▶ **EXERCISE DESCRIPTION**
Repeat the whole listing below, word for word.
· · ·
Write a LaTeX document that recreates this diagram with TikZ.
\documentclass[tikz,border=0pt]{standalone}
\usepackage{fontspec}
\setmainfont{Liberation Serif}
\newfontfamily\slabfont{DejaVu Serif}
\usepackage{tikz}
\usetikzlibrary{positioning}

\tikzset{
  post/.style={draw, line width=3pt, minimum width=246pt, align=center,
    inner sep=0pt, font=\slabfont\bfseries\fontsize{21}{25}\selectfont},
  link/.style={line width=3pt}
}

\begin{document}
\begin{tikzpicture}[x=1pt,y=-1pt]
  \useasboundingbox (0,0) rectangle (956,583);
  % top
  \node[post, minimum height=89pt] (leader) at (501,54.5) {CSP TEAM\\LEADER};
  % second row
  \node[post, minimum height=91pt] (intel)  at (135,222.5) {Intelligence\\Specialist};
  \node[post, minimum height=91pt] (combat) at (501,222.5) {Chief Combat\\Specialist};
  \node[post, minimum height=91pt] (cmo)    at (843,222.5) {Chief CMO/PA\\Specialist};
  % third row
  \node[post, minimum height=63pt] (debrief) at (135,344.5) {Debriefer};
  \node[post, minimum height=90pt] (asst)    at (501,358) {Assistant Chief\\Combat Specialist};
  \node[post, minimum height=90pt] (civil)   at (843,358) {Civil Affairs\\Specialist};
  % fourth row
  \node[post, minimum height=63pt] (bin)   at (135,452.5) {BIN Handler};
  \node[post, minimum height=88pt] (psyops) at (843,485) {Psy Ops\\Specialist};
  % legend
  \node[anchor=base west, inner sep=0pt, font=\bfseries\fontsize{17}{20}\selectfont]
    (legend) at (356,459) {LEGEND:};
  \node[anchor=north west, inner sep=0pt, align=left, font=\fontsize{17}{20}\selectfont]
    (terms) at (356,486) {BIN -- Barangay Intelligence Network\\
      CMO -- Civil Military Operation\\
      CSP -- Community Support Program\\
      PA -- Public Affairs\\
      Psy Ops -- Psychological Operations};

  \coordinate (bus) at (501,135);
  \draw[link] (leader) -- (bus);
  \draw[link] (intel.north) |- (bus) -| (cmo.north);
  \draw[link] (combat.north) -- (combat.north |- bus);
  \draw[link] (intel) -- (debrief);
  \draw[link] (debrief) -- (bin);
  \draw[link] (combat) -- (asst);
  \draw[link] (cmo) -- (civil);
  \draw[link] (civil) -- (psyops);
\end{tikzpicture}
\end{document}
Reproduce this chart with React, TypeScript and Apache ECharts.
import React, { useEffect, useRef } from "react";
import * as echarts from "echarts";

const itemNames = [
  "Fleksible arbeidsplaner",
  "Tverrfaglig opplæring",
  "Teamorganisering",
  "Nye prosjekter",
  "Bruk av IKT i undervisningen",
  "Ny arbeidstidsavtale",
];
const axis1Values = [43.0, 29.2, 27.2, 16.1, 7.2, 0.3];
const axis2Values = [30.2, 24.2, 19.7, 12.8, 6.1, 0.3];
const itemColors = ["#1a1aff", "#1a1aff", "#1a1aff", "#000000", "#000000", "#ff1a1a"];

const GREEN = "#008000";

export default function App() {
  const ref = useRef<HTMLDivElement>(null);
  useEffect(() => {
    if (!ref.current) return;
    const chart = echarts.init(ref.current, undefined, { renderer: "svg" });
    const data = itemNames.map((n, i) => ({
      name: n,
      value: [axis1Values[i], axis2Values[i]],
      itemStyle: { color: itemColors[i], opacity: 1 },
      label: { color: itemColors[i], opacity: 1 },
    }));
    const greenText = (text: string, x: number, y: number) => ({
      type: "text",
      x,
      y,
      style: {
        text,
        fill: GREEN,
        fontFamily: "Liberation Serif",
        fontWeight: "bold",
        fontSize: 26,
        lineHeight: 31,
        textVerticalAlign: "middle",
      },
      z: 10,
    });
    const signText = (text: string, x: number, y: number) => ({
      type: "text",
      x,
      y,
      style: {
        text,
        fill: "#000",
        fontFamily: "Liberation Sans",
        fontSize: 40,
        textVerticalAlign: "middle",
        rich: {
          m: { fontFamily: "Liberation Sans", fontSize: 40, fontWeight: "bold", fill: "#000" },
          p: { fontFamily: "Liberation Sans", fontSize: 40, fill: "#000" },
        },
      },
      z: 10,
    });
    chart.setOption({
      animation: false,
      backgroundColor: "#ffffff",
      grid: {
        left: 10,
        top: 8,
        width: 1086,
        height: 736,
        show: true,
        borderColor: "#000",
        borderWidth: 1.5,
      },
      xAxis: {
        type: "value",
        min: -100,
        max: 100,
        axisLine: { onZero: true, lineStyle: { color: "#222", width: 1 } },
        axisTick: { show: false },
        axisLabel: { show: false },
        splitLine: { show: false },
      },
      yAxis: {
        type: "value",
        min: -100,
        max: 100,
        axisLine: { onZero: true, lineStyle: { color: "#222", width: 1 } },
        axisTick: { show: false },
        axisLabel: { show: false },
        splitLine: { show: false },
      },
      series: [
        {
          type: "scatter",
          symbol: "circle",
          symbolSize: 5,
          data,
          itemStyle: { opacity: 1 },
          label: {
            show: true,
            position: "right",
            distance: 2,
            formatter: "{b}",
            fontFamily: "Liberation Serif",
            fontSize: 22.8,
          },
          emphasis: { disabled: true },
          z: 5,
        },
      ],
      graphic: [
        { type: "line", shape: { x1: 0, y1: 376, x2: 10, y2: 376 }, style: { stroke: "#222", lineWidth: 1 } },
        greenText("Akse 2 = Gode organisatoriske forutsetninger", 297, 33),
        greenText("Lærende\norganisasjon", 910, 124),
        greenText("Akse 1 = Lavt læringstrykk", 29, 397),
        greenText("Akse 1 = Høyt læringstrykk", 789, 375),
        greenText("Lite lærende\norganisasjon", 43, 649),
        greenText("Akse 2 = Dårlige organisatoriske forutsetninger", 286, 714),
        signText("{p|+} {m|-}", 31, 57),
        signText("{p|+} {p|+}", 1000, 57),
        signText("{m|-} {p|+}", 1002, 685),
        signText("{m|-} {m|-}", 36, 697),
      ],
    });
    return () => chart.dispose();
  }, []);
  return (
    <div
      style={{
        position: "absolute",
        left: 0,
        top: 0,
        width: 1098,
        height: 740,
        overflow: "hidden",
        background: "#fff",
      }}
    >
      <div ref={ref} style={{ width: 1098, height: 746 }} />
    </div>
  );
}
· · ·
▶ **REPLY TO THE TASK**
Write a LaTeX document that recreates this diagram with TikZ.
\documentclass[tikz,border=0pt]{standalone}
\usepackage{fontspec}
\setmainfont{Liberation Serif}
\newfontfamily\slabfont{DejaVu Serif}
\usepackage{tikz}
\usetikzlibrary{positioning}

\tikzset{
  post/.style={draw, line width=3pt, minimum width=246pt, align=center,
    inner sep=0pt, font=\slabfont\bfseries\fontsize{21}{25}\selectfont},
  link/.style={line width=3pt}
}

\begin{document}
\begin{tikzpicture}[x=1pt,y=-1pt]
  \useasboundingbox (0,0) rectangle (956,583);
  % top
  \node[post, minimum height=89pt] (leader) at (501,54.5) {CSP TEAM\\LEADER};
  % second row
  \node[post, minimum height=91pt] (intel)  at (135,222.5) {Intelligence\\Specialist};
  \node[post, minimum height=91pt] (combat) at (501,222.5) {Chief Combat\\Specialist};
  \node[post, minimum height=91pt] (cmo)    at (843,222.5) {Chief CMO/PA\\Specialist};
  % third row
  \node[post, minimum height=63pt] (debrief) at (135,344.5) {Debriefer};
  \node[post, minimum height=90pt] (asst)    at (501,358) {Assistant Chief\\Combat Specialist};
  \node[post, minimum height=90pt] (civil)   at (843,358) {Civil Affairs\\Specialist};
  % fourth row
  \node[post, minimum height=63pt] (bin)   at (135,452.5) {BIN Handler};
  \node[post, minimum height=88pt] (psyops) at (843,485) {Psy Ops\\Specialist};
  % legend
  \node[anchor=base west, inner sep=0pt, font=\bfseries\fontsize{17}{20}\selectfont]
    (legend) at (356,459) {LEGEND:};
  \node[anchor=north west, inner sep=0pt, align=left, font=\fontsize{17}{20}\selectfont]
    (terms) at (356,486) {BIN -- Barangay Intelligence Network\\
      CMO -- Civil Military Operation\\
      CSP -- Community Support Program\\
      PA -- Public Affairs\\
      Psy Ops -- Psychological Operations};

  \coordinate (bus) at (501,135);
  \draw[link] (leader) -- (bus);
  \draw[link] (intel.north) |- (bus) -| (cmo.north);
  \draw[link] (combat.north) -- (combat.north |- bus);
  \draw[link] (intel) -- (debrief);
  \draw[link] (debrief) -- (bin);
  \draw[link] (combat) -- (asst);
  \draw[link] (cmo) -- (civil);
  \draw[link] (civil) -- (psyops);
\end{tikzpicture}
\end{document}
Reproduce this chart with React, TypeScript and Apache ECharts.
import React, { useEffect, useRef } from "react";
import * as echarts from "echarts";

const itemNames = [
  "Fleksible arbeidsplaner",
  "Tverrfaglig opplæring",
  "Teamorganisering",
  "Nye prosjekter",
  "Bruk av IKT i undervisningen",
  "Ny arbeidstidsavtale",
];
const axis1Values = [43.0, 29.2, 27.2, 16.1, 7.2, 0.3];
const axis2Values = [30.2, 24.2, 19.7, 12.8, 6.1, 0.3];
const itemColors = ["#1a1aff", "#1a1aff", "#1a1aff", "#000000", "#000000", "#ff1a1a"];

const GREEN = "#008000";

export default function App() {
  const ref = useRef<HTMLDivElement>(null);
  useEffect(() => {
    if (!ref.current) return;
    const chart = echarts.init(ref.current, undefined, { renderer: "svg" });
    const data = itemNames.map((n, i) => ({
      name: n,
      value: [axis1Values[i], axis2Values[i]],
      itemStyle: { color: itemColors[i], opacity: 1 },
      label: { color: itemColors[i], opacity: 1 },
    }));
    const greenText = (text: string, x: number, y: number) => ({
      type: "text",
      x,
      y,
      style: {
        text,
        fill: GREEN,
        fontFamily: "Liberation Serif",
        fontWeight: "bold",
        fontSize: 26,
        lineHeight: 31,
        textVerticalAlign: "middle",
      },
      z: 10,
    });
    const signText = (text: string, x: number, y: number) => ({
      type: "text",
      x,
      y,
      style: {
        text,
        fill: "#000",
        fontFamily: "Liberation Sans",
        fontSize: 40,
        textVerticalAlign: "middle",
        rich: {
          m: { fontFamily: "Liberation Sans", fontSize: 40, fontWeight: "bold", fill: "#000" },
          p: { fontFamily: "Liberation Sans", fontSize: 40, fill: "#000" },
        },
      },
      z: 10,
    });
    chart.setOption({
      animation: false,
      backgroundColor: "#ffffff",
      grid: {
        left: 10,
        top: 8,
        width: 1086,
        height: 736,
        show: true,
        borderColor: "#000",
        borderWidth: 1.5,
      },
      xAxis: {
        type: "value",
        min: -100,
        max: 100,
        axisLine: { onZero: true, lineStyle: { color: "#222", width: 1 } },
        axisTick: { show: false },
        axisLabel: { show: false },
        splitLine: { show: false },
      },
      yAxis: {
        type: "value",
        min: -100,
        max: 100,
        axisLine: { onZero: true, lineStyle: { color: "#222", width: 1 } },
        axisTick: { show: false },
        axisLabel: { show: false },
        splitLine: { show: false },
      },
      series: [
        {
          type: "scatter",
          symbol: "circle",
          symbolSize: 5,
          data,
          itemStyle: { opacity: 1 },
          label: {
            show: true,
            position: "right",
            distance: 2,
            formatter: "{b}",
            fontFamily: "Liberation Serif",
            fontSize: 22.8,
          },
          emphasis: { disabled: true },
          z: 5,
        },
      ],
      graphic: [
        { type: "line", shape: { x1: 0, y1: 376, x2: 10, y2: 376 }, style: { stroke: "#222", lineWidth: 1 } },
        greenText("Akse 2 = Gode organisatoriske forutsetninger", 297, 33),
        greenText("Lærende\norganisasjon", 910, 124),
        greenText("Akse 1 = Lavt læringstrykk", 29, 397),
        greenText("Akse 1 = Høyt læringstrykk", 789, 375),
        greenText("Lite lærende\norganisasjon", 43, 649),
        greenText("Akse 2 = Dårlige organisatoriske forutsetninger", 286, 714),
        signText("{p|+} {m|-}", 31, 57),
        signText("{p|+} {p|+}", 1000, 57),
        signText("{m|-} {p|+}", 1002, 685),
        signText("{m|-} {m|-}", 36, 697),
      ],
    });
    return () => chart.dispose();
  }, []);
  return (
    <div
      style={{
        position: "absolute",
        left: 0,
        top: 0,
        width: 1098,
        height: 740,
        overflow: "hidden",
        background: "#fff",
      }}
    >
      <div ref={ref} style={{ width: 1098, height: 746 }} />
    </div>
  );
}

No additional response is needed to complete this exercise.